"""
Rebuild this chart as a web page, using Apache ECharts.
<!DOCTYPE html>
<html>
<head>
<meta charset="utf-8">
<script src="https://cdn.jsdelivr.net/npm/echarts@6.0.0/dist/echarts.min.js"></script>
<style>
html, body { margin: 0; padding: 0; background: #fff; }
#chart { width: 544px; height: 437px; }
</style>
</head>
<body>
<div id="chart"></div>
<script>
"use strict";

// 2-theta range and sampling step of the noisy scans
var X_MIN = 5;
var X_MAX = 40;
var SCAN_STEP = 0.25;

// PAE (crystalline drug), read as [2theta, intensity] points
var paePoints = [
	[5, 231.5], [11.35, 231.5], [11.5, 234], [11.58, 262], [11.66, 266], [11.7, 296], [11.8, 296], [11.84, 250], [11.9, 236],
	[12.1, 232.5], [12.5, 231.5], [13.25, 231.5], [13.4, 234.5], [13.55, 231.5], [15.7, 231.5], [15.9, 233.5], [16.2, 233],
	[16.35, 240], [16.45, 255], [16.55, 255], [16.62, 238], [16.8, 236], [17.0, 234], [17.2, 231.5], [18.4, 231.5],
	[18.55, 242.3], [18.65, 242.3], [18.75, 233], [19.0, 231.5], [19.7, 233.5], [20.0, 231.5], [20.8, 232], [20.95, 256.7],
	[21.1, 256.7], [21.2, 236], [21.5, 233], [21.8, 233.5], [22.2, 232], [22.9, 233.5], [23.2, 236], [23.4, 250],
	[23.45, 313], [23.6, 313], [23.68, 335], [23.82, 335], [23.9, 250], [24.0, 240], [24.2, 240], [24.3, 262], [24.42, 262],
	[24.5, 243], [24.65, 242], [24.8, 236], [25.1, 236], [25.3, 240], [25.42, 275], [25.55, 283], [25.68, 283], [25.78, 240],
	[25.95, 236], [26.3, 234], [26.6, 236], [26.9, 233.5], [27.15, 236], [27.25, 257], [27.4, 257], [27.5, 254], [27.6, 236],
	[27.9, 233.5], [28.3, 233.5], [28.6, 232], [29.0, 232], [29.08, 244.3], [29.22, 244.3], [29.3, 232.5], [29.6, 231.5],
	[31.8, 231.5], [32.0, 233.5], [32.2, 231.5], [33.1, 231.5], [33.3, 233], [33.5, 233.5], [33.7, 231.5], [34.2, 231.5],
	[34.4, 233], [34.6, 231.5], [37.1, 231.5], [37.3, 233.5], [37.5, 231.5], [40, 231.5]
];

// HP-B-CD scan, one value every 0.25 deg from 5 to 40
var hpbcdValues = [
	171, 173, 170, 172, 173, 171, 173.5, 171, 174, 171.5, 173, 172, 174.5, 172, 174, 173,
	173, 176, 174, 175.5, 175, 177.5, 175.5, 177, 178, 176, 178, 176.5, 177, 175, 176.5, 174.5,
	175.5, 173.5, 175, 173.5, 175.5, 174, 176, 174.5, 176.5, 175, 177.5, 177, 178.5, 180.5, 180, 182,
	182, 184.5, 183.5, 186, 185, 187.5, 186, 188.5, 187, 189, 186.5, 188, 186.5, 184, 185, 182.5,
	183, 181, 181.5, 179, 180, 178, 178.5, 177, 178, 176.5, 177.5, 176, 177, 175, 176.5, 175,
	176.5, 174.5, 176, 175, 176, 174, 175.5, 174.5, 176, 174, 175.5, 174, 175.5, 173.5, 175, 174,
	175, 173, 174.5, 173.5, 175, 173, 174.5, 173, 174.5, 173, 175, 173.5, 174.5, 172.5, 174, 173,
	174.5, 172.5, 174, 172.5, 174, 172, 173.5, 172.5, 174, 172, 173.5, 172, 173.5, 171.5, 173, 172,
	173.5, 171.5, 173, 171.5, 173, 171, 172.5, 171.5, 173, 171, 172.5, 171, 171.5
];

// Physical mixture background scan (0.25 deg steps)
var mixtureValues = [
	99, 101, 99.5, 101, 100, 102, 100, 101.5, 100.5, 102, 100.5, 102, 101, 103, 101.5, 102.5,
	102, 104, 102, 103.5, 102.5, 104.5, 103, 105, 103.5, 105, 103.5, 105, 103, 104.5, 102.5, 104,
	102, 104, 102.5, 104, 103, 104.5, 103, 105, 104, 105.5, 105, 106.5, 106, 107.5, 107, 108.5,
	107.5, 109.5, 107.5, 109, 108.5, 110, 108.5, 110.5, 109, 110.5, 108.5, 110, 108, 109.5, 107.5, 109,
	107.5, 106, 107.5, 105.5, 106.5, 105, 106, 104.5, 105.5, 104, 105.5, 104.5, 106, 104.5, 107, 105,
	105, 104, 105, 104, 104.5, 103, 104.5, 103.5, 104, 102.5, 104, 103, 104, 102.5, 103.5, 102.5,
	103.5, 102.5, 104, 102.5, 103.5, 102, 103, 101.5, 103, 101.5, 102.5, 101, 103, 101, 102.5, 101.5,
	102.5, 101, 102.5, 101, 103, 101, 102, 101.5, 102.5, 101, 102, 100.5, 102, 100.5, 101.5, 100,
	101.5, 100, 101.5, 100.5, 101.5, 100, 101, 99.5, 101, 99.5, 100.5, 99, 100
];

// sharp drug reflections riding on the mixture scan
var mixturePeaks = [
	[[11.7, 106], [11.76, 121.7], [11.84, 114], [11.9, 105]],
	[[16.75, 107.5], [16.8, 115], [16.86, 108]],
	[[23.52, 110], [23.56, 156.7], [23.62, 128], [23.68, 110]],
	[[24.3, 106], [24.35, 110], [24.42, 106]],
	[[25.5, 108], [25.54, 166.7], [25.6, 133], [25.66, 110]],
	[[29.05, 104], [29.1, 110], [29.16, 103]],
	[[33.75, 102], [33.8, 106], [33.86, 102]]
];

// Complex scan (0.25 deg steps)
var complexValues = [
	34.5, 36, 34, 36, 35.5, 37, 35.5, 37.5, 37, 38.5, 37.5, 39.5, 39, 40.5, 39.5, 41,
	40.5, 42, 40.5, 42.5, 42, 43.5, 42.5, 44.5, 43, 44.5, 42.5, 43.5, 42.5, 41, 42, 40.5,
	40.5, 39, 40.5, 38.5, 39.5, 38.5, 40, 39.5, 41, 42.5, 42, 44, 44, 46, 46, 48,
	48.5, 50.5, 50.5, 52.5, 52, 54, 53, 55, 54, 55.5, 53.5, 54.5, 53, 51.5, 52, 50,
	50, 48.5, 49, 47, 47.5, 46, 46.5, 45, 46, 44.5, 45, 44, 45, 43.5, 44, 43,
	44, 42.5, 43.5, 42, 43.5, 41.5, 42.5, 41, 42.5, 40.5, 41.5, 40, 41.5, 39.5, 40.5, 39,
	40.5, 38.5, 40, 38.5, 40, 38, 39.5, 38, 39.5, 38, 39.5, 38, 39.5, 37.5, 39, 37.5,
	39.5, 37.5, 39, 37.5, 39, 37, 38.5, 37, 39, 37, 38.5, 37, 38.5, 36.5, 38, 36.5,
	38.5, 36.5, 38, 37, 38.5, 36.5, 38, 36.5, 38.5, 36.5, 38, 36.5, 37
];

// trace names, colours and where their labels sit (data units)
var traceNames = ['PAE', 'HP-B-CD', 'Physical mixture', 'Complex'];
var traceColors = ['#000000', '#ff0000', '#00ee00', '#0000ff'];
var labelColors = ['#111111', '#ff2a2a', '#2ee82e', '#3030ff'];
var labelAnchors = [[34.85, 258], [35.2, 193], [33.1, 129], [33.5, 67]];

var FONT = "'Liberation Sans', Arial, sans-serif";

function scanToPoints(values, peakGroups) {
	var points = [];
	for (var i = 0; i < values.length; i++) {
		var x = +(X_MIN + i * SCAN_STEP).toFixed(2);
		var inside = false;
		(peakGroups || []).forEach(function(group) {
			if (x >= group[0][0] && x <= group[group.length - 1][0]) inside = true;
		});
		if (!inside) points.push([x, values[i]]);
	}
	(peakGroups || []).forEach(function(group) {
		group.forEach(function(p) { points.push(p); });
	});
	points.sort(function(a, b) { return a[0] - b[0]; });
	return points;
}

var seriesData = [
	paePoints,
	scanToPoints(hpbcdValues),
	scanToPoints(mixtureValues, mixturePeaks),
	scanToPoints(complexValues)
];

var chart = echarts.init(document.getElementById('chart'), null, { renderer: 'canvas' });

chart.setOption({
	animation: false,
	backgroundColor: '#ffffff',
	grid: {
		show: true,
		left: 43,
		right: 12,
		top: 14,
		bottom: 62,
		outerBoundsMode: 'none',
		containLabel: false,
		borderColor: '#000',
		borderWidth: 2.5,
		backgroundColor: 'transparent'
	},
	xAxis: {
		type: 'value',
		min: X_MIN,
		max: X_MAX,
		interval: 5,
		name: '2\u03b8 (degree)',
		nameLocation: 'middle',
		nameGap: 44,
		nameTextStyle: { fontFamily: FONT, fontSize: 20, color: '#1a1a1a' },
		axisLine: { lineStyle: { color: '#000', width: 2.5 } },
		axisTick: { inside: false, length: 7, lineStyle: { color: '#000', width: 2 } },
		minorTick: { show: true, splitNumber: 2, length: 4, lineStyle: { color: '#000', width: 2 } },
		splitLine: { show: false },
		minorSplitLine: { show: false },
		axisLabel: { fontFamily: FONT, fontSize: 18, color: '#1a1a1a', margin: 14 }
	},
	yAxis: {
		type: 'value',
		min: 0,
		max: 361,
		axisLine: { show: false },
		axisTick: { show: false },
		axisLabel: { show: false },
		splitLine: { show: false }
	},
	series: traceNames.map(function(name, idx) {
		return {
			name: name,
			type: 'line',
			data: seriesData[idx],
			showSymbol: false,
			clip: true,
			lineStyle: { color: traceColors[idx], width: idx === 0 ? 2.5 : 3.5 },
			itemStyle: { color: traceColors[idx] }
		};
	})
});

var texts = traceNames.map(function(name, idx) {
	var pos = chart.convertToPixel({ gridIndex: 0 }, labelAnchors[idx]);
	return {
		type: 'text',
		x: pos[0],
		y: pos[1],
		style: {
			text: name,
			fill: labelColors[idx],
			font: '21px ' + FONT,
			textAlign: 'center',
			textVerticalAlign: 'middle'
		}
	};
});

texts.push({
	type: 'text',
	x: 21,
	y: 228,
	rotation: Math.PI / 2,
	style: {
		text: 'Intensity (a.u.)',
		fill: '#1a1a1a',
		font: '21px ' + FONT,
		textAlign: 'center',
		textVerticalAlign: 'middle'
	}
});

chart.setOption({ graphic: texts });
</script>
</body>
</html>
"""
"""
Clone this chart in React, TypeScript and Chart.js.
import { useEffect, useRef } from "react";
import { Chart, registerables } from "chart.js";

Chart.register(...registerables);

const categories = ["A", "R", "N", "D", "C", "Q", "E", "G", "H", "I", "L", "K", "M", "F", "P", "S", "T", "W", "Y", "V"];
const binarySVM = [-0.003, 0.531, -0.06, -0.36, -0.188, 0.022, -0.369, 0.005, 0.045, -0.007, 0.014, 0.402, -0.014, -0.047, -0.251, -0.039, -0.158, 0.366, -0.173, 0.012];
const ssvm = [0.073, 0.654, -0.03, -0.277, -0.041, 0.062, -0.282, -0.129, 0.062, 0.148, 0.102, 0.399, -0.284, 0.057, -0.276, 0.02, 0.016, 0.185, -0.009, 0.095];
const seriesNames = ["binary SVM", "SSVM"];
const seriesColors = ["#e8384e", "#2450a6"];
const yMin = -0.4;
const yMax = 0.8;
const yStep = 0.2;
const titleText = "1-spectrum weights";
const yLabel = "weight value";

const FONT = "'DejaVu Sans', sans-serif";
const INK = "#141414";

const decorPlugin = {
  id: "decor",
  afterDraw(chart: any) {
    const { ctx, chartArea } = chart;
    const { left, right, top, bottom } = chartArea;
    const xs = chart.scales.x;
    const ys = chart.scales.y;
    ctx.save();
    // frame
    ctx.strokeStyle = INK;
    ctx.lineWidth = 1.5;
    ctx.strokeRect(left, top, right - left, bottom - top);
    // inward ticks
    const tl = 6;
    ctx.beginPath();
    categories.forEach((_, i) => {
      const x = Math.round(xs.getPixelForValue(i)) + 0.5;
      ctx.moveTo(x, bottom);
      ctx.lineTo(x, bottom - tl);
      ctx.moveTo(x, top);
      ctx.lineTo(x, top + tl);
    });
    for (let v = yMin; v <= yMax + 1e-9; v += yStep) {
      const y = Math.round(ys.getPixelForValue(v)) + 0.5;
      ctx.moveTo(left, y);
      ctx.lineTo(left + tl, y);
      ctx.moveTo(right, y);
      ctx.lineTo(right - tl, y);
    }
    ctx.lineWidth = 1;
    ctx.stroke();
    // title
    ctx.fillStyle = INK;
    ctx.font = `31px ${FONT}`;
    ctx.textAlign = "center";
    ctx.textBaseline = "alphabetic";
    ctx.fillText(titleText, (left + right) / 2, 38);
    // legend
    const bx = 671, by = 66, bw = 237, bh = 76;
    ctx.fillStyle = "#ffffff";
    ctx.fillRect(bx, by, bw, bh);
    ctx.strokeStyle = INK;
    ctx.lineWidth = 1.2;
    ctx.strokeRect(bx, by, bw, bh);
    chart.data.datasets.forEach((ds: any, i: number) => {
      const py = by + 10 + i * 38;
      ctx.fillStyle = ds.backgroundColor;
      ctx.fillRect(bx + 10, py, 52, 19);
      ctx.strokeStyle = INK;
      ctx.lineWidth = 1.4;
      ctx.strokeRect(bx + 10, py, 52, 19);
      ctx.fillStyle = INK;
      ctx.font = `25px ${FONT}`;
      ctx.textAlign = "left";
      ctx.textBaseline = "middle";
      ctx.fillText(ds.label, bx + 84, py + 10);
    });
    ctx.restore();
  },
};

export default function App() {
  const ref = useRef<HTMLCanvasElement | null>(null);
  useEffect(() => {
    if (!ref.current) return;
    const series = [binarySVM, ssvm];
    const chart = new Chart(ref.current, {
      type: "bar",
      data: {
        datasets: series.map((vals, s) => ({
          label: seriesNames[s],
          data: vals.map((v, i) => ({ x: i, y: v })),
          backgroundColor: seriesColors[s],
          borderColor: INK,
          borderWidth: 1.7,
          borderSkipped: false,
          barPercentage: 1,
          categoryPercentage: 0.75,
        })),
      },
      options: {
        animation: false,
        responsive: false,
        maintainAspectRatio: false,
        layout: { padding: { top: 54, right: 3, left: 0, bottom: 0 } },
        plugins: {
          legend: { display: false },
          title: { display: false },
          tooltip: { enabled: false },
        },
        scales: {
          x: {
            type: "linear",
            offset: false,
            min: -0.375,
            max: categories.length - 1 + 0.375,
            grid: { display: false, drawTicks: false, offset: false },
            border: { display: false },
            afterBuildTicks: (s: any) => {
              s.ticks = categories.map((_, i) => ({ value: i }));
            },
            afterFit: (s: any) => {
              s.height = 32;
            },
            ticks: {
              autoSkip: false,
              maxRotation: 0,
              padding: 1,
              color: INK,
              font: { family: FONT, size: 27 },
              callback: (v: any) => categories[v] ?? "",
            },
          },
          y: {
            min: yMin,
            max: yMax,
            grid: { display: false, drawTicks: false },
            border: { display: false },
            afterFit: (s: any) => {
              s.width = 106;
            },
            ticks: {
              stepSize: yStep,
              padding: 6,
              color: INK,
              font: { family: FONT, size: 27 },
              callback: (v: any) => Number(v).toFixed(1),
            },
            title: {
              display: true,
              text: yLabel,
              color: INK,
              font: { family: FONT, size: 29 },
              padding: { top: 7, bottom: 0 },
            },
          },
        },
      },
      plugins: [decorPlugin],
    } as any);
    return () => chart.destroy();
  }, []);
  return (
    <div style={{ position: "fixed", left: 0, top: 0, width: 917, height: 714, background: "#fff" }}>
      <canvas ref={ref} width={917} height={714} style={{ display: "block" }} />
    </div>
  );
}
"""
"""
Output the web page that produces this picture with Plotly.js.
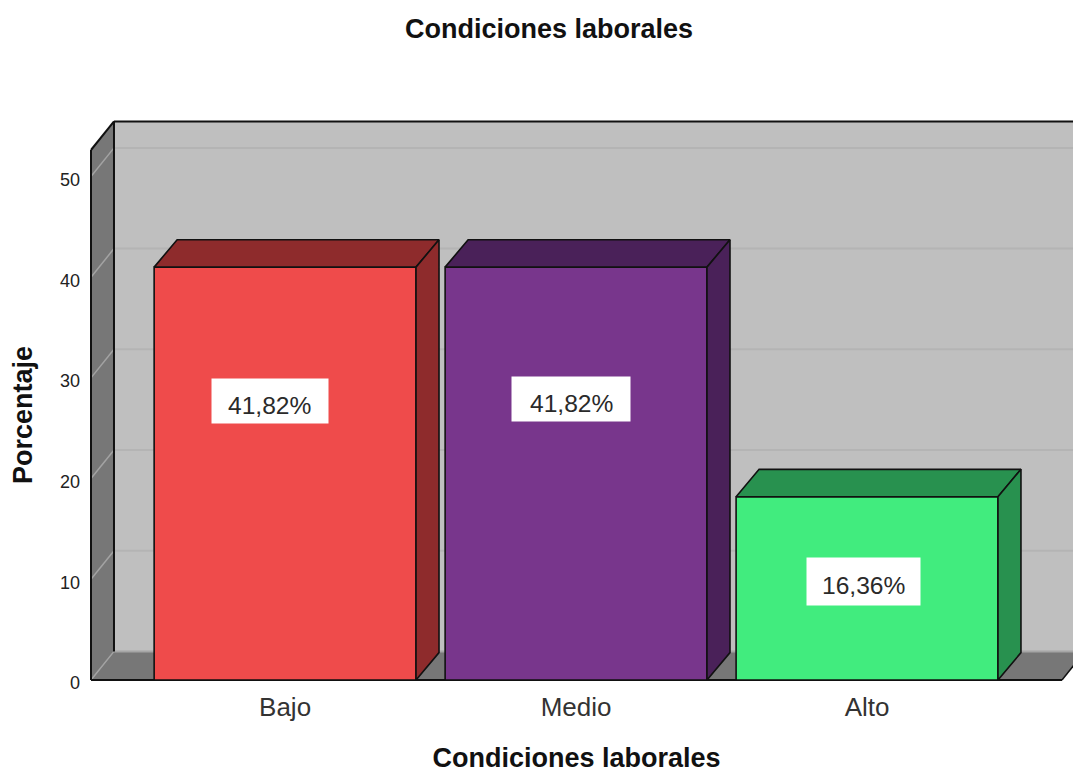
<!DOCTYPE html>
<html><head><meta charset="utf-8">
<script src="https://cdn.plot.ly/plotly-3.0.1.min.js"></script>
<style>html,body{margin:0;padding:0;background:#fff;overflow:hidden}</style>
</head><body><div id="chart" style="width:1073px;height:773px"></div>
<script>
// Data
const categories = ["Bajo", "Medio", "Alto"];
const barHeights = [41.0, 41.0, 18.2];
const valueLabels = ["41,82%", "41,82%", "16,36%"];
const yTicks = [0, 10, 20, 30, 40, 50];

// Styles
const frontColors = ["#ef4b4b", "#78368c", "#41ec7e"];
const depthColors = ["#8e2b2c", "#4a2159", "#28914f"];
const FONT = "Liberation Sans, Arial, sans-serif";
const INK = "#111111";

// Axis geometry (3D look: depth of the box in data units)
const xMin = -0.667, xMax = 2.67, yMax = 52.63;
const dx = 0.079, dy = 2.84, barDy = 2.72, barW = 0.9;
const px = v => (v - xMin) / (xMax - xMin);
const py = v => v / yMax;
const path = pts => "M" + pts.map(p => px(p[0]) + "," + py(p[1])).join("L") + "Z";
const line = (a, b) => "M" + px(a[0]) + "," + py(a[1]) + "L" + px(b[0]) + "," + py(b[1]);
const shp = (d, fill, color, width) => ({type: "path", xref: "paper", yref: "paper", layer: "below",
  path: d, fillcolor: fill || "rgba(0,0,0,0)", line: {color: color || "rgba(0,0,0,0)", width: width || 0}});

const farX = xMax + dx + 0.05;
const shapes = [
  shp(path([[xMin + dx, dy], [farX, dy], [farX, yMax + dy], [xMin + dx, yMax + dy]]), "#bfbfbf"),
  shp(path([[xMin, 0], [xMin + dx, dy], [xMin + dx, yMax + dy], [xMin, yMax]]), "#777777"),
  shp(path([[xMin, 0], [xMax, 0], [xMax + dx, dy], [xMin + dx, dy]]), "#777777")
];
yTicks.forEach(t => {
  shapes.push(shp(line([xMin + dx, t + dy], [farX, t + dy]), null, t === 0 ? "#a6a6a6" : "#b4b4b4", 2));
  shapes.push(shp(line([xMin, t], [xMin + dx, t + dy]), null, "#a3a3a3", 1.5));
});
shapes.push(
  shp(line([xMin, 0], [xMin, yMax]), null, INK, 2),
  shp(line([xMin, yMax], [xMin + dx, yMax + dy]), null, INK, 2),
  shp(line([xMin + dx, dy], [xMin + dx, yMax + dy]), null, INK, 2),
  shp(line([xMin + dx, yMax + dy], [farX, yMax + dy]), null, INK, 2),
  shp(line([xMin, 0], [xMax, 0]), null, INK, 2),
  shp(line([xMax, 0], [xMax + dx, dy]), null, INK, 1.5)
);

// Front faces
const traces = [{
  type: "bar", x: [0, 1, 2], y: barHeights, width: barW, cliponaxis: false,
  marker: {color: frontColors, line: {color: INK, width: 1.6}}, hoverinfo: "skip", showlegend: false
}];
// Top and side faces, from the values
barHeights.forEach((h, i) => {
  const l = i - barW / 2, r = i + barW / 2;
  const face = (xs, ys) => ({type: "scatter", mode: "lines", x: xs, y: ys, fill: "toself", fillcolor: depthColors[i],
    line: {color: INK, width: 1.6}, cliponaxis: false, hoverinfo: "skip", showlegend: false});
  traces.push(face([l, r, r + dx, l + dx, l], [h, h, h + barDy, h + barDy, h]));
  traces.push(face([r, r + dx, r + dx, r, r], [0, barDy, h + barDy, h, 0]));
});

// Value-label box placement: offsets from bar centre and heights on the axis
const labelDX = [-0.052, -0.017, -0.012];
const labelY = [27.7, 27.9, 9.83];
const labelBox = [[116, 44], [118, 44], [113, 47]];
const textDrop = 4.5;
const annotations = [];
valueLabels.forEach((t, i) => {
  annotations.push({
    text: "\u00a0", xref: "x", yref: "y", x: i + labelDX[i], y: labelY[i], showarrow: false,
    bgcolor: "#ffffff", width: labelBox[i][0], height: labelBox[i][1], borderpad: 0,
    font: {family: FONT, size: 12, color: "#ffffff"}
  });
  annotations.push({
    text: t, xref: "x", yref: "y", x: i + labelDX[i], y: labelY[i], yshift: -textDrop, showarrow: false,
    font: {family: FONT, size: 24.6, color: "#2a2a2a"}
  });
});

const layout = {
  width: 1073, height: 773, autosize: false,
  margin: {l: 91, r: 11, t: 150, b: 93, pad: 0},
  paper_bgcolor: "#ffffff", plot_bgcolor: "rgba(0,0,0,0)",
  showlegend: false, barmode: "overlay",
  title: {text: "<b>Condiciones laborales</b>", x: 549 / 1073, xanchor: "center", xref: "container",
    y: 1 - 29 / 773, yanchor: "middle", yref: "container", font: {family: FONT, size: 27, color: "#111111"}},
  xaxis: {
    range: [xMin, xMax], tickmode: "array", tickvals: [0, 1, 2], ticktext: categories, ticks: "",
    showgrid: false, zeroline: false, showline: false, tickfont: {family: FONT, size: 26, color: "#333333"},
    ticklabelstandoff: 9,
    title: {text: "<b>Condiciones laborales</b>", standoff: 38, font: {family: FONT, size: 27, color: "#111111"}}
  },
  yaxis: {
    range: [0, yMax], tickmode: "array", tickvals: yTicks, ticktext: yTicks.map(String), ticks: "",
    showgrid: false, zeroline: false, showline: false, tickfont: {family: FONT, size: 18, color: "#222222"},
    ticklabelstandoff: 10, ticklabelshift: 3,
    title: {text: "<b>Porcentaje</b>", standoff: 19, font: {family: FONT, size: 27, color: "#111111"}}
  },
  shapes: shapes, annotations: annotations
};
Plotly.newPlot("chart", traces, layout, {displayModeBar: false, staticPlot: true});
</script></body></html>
"""
- What is expected -
Say how many lines of the data include the word "picture". Respond with the number alone.

- Response to the task -
1